Microstructure refinement and shrinkage mitigation of alkali-activated slag paste by superabsorbent polymer

Abstract

This paper investigates the effects of superabsorbent polymer (SAP) dosage, particle size, addition method, and absorption status on the properties and microstructure of alkali-activated slag (AAS) pastes. The results show that incorporating SAP can mitigate the autogenous shrinkage and short-term drying shrinkage of the AAS pastes, mainly depending on the SAP dosage and size. The release of activator can promote the geopolymerisation around the SAP particles, which improves the local micro-hardness of the pastes and reduces the amount of capillary pores. This consequently densifies the microstructure around the SAP particles and mitigates the shrinkage of the AAS pastes.

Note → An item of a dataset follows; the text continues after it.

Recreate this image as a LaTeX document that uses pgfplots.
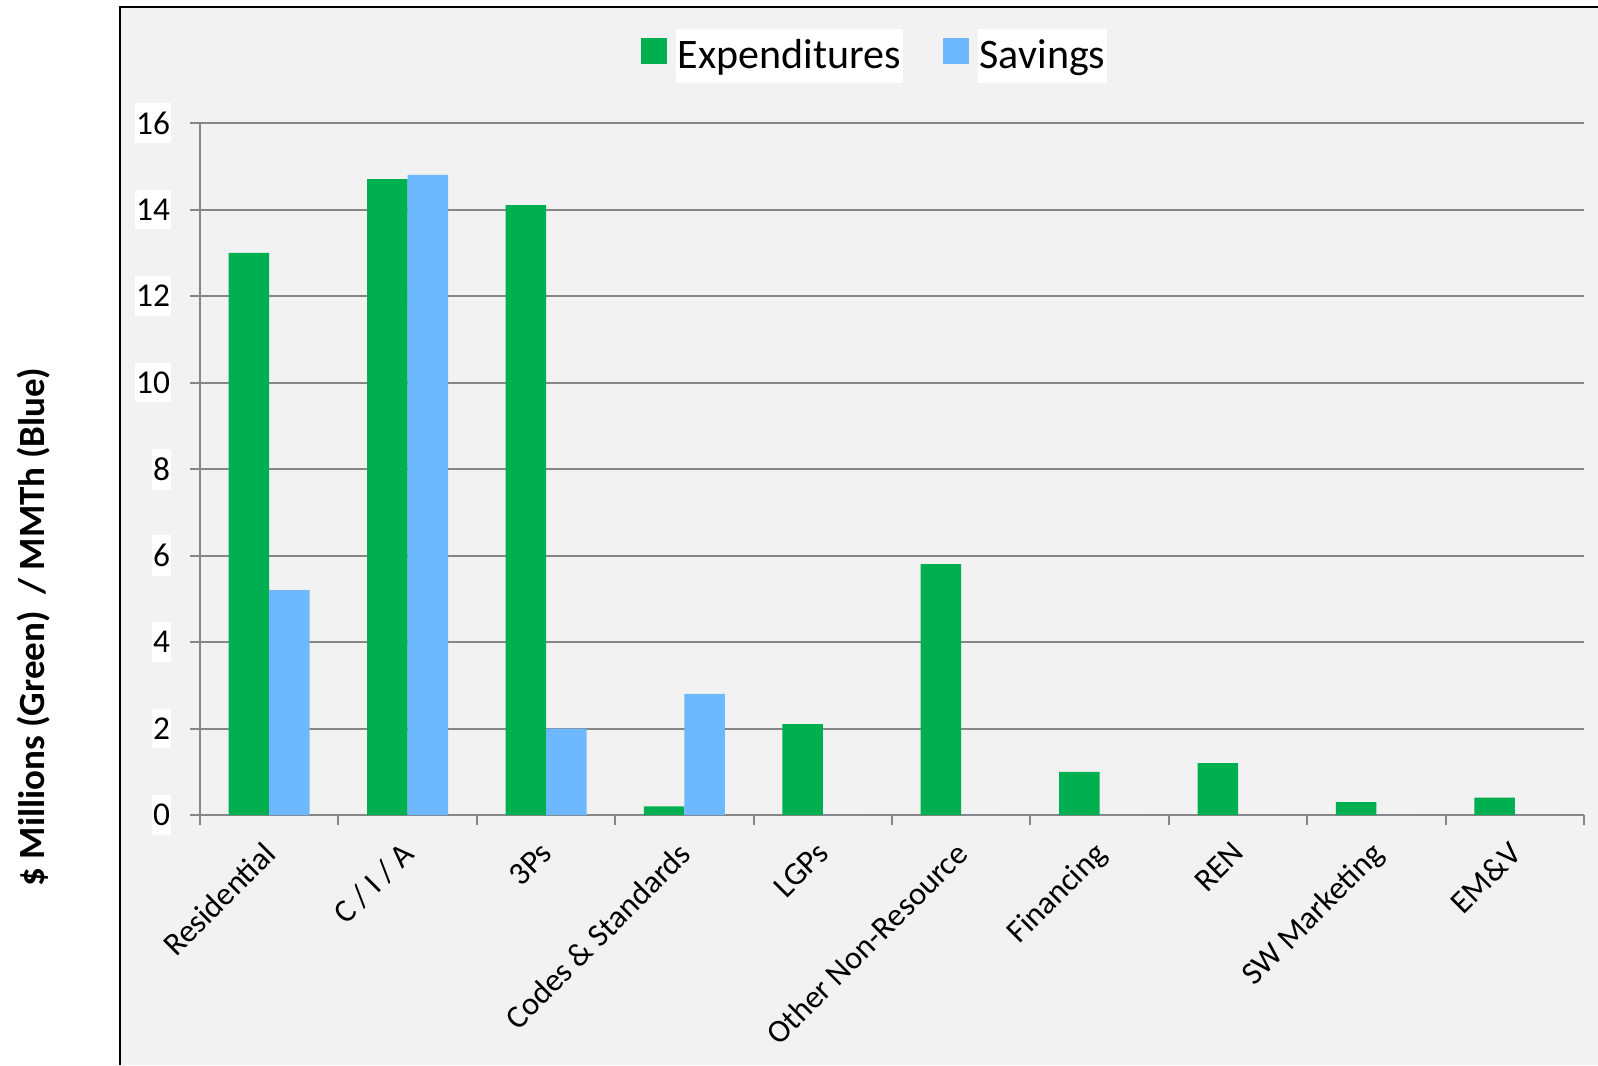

The large SAP particles are found to release activator to a farther distance than the small ones, which is more effective in mitigating the autogenous shrinkage. The promoted conversion from mesopores to gel pores in the paste with large SAP is also beneficial to reducing the driving force of autogenous shrinkage. By contrast, the addition method and absorption status of SAP particles have marginal impacts on the autogenous shrinkage as the released activators travel a similar distance within the AAS pastes. Moreover, adding SAP particles increases the number of gel pores and macropores regardless of their size or absorption status, leading to an increased long-term drying shrinkage and a weakened mechanical property of the AAS paste. Overall, the findings of this study can guide the mix design and preparation of AAS materials with SAP.